Optimizing sourcing channels
In today’s recruitment world, there are so many different avenues to find talent. It’s important to understand where the candidates you described in your candidate profiles search for jobs. As part of your recruitment strategy, it’s important to ensure you’re on the right channels and using the right methods to reach your target candidates. What works for one specialty might not work for another, so optimizing channels and taking a robust approach to sourcing is critical.
Establishing selection criteria
The selection process can be overwhelming, especially when you are desperate to fill an opening. In cases like this, it’s more important than ever to have very clear criteria for a right fit candidate and that you’re sticking to it when making a decision. This will give you and other decision makers clear guidelines to follow and ensure you’re prioritizing filling the position with a good fit that will be more likely to stay at the organization for a long time, rather than just filling the position as soon as possible.
Integrating physician-led tactics
Current physicians are the most important asset to your organization. They are ambassadors of the organization and should be included in the recruitment process whenever possible. Current physicians can provide great insights into the priorities of potential candidates. As a recruiter, you can play an important role as the coach of a larger team during the sourcing, recruiting and interviewing process. Remember to involve other team members including physicians and ensure they are playing the right role (like talking to the candidate about company culture or allowing the candidate to shadow them for a day).
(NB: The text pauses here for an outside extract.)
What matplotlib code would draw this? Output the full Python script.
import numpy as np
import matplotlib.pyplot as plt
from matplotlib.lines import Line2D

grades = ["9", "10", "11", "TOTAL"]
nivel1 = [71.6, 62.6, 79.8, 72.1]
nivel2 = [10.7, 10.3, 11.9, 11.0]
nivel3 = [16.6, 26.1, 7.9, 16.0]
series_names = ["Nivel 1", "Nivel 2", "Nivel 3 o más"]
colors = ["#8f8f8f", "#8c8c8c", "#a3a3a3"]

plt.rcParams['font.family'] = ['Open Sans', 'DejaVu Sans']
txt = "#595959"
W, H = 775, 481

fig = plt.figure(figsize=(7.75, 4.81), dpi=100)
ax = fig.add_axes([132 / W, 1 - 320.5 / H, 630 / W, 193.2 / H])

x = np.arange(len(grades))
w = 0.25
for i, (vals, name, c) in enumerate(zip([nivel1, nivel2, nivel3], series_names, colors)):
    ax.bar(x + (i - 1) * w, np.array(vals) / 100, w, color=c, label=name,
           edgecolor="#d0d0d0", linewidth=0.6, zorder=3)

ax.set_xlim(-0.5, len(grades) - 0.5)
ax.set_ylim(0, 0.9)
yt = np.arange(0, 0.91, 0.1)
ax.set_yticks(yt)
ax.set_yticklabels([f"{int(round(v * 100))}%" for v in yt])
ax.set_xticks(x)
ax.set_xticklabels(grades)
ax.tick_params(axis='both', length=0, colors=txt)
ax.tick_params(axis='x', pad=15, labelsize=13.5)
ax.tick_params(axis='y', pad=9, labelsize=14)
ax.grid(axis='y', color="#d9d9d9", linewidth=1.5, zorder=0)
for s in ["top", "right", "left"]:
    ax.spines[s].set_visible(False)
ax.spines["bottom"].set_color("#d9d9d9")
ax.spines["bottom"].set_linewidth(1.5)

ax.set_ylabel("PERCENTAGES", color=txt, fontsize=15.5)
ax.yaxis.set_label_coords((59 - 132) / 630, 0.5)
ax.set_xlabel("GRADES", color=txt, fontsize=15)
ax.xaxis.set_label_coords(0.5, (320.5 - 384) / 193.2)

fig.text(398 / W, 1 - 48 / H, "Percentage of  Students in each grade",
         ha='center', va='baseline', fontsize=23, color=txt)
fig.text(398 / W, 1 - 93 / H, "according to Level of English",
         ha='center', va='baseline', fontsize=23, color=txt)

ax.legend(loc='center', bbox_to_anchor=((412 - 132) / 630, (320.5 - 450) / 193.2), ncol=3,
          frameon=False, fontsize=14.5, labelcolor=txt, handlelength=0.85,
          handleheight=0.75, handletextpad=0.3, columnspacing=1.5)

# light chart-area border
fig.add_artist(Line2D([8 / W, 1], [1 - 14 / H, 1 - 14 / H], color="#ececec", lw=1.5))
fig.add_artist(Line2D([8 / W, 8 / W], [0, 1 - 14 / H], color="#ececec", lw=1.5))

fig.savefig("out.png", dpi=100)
Developing and implementing a strategic recruitment plan is only the first step in tracking ROI. Data is essential to measure ROI and ultimately determine the effectiveness of your strategic recruitment program. However, to be able to determine whether your recruitment strategy is effective, you need to be intentional about the metrics you choose to track and ensure they are telling the right story.
Some important metrics to track to measure ROI of your recruitment program include:
- Sourcing ROI: Where are your strongest candidates coming from and is that aligned with where you’re spending the majority of your sourcing dollars (online ads, job boards, industry events etc.).
- Days to Fill: Comparing your days to fill average with national trends can help you conclude if your overall recruitment efforts are successful. If your search for a particular specialty took double the time of the national average, you might conclude that you weren’t targeting the right candidates on using the right channels to access candidates.
- Provider Turnover: Provider turnover is a crucial metric to track, as it will tell you how well your organization is doing at retaining physicians. In cases where there is higher turnover is high, organizations may want to strategize a stronger retention strategy or explore whether the providers they are hiring are indeed the right fit for the organization and community.
Without taking an intentional and strategic approach to recruitment, there is no guarantee that your efforts are moving the most important needles at your organization or supporting the company’s bottom line. But it’s not enough to just develop and implement a strategy, you have to be intentional about the metrics you track and data your measure to be able to tell the story of your work and make the case for why strategic recruitment is essential.